--- Do this ---
For the entries below, copy exactly the line that contains "Reproduce this chart with Altair." through the line that contains "return int(y) + (int(q) - 0.5) / 4", both ends included, and exclude all pictures.

▽

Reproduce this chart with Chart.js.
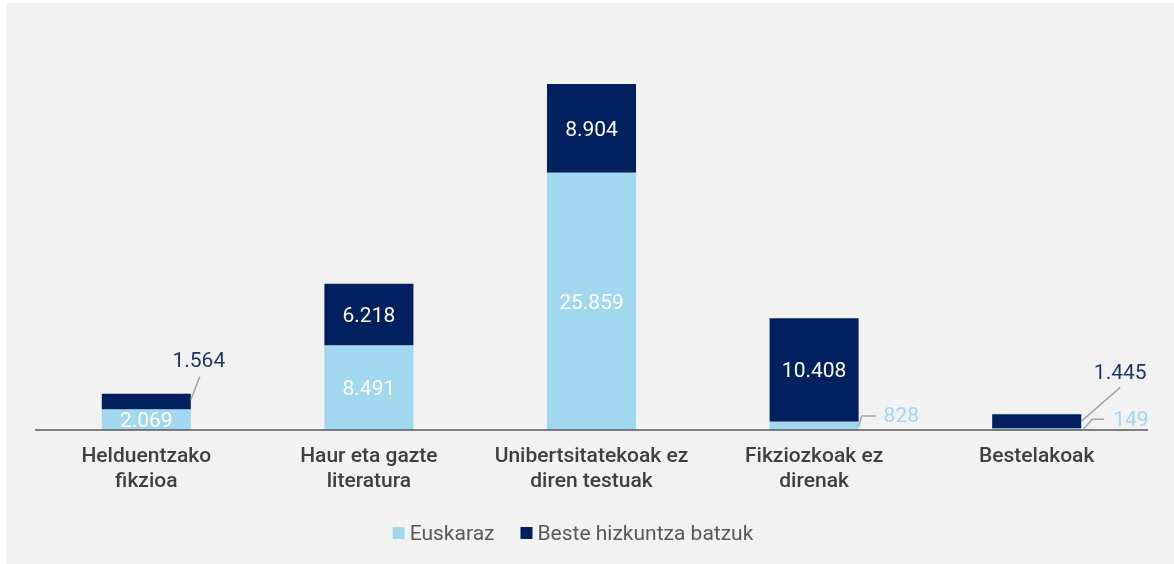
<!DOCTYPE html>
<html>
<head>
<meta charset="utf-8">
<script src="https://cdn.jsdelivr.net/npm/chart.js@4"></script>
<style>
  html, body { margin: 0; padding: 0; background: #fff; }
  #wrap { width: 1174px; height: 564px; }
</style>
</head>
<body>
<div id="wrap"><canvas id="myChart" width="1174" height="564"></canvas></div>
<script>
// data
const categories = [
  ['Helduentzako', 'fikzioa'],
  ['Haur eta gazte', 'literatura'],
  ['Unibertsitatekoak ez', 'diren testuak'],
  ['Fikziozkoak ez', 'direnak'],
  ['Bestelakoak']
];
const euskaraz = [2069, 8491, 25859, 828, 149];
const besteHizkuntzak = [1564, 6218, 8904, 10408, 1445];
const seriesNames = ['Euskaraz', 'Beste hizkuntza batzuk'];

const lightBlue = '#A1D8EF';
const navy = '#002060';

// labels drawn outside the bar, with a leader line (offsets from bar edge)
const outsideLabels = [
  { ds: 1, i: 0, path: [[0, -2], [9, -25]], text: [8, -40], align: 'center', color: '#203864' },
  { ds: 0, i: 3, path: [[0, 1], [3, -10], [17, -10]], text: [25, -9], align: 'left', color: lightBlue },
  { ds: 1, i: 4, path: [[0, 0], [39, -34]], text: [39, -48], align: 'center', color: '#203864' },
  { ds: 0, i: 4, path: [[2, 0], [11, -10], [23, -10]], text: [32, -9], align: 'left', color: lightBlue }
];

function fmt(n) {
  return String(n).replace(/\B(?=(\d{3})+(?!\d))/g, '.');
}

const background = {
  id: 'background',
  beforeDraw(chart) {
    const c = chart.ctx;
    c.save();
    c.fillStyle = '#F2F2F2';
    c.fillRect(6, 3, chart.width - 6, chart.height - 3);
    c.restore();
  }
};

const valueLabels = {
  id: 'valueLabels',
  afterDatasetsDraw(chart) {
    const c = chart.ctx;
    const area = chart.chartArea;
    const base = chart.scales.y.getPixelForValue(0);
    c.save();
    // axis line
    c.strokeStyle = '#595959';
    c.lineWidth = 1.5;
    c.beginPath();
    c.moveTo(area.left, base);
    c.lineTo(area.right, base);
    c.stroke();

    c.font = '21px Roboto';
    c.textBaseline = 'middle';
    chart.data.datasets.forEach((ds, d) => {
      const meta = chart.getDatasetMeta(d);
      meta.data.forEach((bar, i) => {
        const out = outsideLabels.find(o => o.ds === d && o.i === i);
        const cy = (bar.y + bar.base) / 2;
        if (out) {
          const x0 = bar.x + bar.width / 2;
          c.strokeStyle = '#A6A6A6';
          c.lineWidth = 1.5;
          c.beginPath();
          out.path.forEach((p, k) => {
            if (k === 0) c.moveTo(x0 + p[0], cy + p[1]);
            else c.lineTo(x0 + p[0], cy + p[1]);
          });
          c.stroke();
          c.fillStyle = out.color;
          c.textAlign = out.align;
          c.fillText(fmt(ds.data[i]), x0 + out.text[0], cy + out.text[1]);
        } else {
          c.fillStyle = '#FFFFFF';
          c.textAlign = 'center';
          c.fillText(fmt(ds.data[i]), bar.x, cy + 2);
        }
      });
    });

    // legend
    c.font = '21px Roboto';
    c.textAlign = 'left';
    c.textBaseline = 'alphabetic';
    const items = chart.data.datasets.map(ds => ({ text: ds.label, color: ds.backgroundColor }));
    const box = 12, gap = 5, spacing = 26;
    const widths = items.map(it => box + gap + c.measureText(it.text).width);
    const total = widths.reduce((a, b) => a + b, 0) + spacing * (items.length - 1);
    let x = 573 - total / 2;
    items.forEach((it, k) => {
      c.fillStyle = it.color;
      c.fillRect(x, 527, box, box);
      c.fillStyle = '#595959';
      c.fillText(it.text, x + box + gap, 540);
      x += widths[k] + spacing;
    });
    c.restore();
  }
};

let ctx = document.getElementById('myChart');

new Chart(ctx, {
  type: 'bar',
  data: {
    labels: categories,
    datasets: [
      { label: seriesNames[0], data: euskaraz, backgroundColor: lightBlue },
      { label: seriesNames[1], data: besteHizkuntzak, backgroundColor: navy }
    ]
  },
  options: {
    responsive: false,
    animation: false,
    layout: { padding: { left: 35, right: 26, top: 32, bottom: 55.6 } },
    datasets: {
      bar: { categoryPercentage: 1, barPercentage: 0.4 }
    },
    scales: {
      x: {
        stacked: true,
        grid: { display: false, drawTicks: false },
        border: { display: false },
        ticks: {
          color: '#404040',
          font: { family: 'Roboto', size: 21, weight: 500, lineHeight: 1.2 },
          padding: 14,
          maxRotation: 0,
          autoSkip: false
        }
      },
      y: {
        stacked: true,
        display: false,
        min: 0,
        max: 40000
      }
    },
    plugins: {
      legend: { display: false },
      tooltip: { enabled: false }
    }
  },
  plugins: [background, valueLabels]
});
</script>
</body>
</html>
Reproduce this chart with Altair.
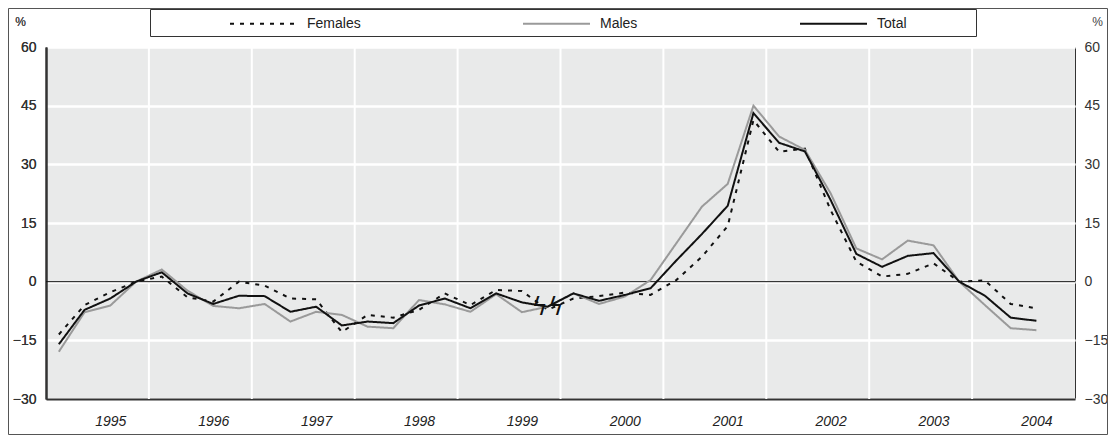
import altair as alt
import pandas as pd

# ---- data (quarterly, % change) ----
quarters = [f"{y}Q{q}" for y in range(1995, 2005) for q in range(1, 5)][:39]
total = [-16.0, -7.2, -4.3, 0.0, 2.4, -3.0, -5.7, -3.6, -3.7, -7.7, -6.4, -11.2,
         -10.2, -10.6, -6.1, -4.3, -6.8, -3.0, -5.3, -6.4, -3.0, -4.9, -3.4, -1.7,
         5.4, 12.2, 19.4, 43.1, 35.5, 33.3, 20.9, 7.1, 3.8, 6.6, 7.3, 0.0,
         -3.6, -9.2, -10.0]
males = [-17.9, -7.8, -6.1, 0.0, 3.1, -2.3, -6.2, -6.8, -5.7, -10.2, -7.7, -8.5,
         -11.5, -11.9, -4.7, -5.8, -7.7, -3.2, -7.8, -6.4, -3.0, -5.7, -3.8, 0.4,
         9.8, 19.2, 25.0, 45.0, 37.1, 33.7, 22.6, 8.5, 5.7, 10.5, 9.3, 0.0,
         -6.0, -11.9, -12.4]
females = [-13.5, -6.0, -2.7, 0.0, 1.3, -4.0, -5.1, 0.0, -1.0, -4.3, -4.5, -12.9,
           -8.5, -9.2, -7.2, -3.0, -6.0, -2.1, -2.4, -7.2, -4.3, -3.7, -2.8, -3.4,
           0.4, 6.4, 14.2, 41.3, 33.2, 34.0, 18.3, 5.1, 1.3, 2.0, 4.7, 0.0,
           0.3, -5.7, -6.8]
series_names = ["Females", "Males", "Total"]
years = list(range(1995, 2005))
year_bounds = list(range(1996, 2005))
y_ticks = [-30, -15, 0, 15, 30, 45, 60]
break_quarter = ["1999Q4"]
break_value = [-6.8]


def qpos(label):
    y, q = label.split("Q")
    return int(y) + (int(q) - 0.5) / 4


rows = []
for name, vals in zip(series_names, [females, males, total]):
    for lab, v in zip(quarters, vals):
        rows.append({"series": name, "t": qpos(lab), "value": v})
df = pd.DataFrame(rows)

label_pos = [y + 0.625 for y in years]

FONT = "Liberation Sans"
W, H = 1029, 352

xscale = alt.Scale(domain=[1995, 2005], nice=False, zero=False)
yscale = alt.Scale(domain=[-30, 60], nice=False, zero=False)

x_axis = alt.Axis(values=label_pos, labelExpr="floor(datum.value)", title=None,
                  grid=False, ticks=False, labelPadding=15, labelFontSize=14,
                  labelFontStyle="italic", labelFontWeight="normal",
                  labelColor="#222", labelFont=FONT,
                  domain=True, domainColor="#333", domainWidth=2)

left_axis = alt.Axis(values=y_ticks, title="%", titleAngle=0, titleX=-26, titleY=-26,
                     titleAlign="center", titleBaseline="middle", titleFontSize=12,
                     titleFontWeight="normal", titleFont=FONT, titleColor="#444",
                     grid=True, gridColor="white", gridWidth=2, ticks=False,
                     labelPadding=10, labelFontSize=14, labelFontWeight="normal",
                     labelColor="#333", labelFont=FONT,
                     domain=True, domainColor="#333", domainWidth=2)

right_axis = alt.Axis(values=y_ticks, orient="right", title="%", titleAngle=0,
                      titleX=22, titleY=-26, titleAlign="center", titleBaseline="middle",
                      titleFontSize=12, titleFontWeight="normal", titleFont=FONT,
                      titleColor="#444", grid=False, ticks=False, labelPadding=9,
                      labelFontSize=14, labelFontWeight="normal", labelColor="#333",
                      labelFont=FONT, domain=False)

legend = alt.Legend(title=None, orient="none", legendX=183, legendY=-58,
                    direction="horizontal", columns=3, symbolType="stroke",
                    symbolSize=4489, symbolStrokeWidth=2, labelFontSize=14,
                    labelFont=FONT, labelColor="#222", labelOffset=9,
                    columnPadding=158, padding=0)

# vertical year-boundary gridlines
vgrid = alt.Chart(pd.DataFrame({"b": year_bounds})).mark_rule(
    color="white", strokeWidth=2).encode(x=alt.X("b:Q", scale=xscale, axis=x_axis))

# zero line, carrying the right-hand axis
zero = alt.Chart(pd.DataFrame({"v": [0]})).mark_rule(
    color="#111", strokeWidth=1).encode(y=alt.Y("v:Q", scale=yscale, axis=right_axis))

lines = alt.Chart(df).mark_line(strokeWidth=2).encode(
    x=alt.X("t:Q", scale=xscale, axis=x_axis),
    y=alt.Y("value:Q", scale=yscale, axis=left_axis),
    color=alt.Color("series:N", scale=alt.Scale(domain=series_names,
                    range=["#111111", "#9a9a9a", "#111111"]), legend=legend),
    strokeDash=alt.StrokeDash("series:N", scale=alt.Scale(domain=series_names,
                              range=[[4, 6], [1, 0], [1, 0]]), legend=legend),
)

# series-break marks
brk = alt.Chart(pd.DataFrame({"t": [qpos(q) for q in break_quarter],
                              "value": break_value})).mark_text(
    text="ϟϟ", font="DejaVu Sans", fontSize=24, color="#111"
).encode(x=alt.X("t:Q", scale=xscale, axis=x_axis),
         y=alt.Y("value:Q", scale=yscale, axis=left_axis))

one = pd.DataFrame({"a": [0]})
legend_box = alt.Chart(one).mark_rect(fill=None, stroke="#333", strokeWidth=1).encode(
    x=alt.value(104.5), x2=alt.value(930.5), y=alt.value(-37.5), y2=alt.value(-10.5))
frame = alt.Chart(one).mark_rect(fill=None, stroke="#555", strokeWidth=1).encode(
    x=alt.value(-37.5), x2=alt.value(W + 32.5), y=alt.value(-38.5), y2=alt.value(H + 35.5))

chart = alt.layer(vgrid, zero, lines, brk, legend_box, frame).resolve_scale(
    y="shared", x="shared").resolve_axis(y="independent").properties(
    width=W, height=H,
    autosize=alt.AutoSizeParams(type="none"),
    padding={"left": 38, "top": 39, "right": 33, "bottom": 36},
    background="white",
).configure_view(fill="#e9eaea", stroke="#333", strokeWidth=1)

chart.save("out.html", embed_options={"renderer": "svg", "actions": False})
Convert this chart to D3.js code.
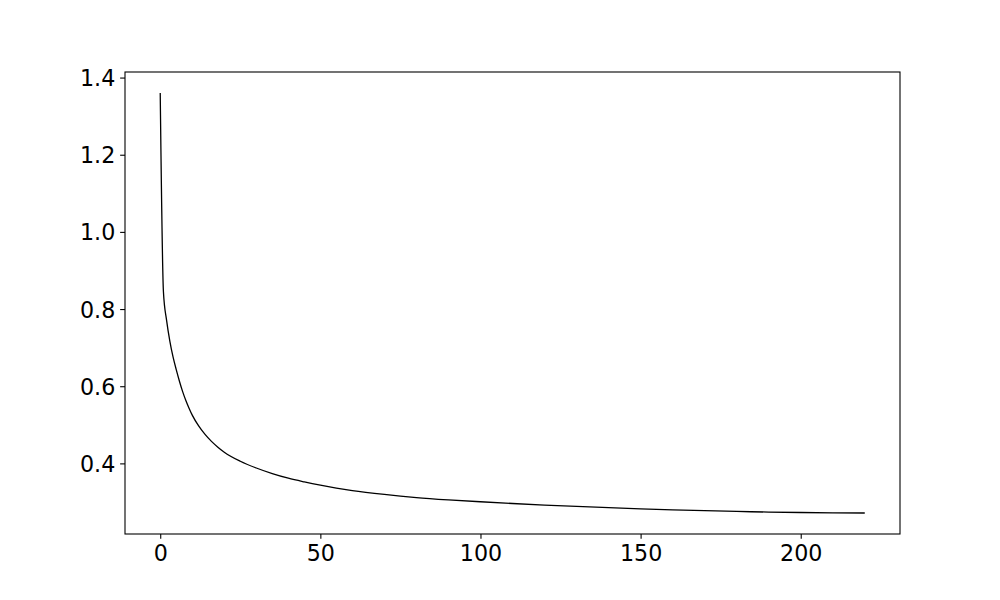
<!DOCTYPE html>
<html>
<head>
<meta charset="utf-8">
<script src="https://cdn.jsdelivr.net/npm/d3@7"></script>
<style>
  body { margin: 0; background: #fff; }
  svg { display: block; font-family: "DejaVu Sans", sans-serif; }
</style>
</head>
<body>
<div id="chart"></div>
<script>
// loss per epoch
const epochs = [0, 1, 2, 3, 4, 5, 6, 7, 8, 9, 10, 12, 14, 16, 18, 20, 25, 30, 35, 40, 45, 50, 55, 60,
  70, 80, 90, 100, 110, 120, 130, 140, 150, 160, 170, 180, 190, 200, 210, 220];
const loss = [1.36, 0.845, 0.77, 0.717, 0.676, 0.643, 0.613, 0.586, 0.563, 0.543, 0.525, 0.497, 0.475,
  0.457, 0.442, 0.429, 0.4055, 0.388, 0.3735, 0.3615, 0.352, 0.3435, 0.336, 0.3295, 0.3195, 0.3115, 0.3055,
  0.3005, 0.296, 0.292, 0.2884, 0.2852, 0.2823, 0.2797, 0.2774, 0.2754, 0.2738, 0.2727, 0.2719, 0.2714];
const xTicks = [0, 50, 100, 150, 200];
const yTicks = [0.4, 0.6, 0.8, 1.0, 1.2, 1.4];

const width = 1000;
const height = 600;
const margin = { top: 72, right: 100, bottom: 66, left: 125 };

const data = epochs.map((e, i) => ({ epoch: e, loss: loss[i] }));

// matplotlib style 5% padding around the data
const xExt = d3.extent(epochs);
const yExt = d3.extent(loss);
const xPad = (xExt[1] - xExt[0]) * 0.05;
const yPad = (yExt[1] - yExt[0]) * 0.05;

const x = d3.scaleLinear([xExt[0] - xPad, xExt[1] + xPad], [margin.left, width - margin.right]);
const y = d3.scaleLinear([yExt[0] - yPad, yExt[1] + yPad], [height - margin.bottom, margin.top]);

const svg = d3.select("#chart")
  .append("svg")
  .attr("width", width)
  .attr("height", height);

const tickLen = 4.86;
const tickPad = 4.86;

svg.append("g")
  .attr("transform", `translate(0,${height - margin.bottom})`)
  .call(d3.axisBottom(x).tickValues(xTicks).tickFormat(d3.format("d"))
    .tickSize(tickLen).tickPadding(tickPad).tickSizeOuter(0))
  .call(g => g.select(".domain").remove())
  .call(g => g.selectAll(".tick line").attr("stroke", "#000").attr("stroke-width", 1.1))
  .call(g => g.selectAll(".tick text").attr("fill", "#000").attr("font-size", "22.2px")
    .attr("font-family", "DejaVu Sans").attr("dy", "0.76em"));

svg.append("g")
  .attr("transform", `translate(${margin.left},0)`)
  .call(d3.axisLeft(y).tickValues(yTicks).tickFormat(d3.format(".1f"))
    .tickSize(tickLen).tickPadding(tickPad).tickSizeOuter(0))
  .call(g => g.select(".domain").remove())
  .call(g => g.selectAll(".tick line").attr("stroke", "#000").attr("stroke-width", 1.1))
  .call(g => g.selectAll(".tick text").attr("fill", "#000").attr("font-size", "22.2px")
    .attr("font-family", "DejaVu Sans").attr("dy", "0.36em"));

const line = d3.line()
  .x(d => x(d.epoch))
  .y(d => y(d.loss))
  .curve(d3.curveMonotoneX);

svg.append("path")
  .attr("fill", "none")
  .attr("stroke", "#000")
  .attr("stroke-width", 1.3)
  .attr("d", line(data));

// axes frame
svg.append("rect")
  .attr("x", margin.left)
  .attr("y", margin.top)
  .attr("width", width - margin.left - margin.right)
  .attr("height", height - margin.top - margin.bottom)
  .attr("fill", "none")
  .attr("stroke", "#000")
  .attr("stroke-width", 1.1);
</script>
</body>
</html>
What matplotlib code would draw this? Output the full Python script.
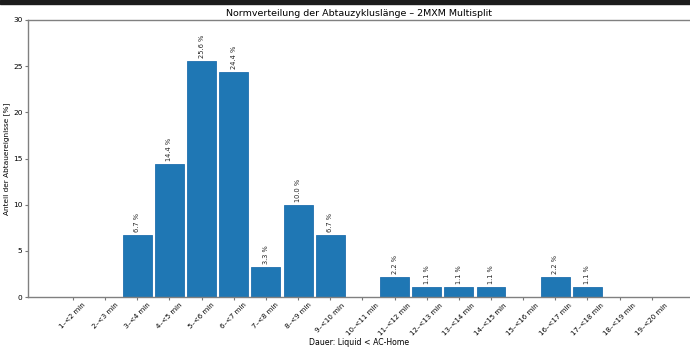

△

--- Task result ---
Reproduce this chart with Altair.
import altair as alt
import pandas as pd

# ---- data (quarterly, % change) ----
quarters = [f"{y}Q{q}" for y in range(1995, 2005) for q in range(1, 5)][:39]
total = [-16.0, -7.2, -4.3, 0.0, 2.4, -3.0, -5.7, -3.6, -3.7, -7.7, -6.4, -11.2,
         -10.2, -10.6, -6.1, -4.3, -6.8, -3.0, -5.3, -6.4, -3.0, -4.9, -3.4, -1.7,
         5.4, 12.2, 19.4, 43.1, 35.5, 33.3, 20.9, 7.1, 3.8, 6.6, 7.3, 0.0,
         -3.6, -9.2, -10.0]
males = [-17.9, -7.8, -6.1, 0.0, 3.1, -2.3, -6.2, -6.8, -5.7, -10.2, -7.7, -8.5,
         -11.5, -11.9, -4.7, -5.8, -7.7, -3.2, -7.8, -6.4, -3.0, -5.7, -3.8, 0.4,
         9.8, 19.2, 25.0, 45.0, 37.1, 33.7, 22.6, 8.5, 5.7, 10.5, 9.3, 0.0,
         -6.0, -11.9, -12.4]
females = [-13.5, -6.0, -2.7, 0.0, 1.3, -4.0, -5.1, 0.0, -1.0, -4.3, -4.5, -12.9,
           -8.5, -9.2, -7.2, -3.0, -6.0, -2.1, -2.4, -7.2, -4.3, -3.7, -2.8, -3.4,
           0.4, 6.4, 14.2, 41.3, 33.2, 34.0, 18.3, 5.1, 1.3, 2.0, 4.7, 0.0,
           0.3, -5.7, -6.8]
series_names = ["Females", "Males", "Total"]
years = list(range(1995, 2005))
year_bounds = list(range(1996, 2005))
y_ticks = [-30, -15, 0, 15, 30, 45, 60]
break_quarter = ["1999Q4"]
break_value = [-6.8]


def qpos(label):
    y, q = label.split("Q")
    return int(y) + (int(q) - 0.5) / 4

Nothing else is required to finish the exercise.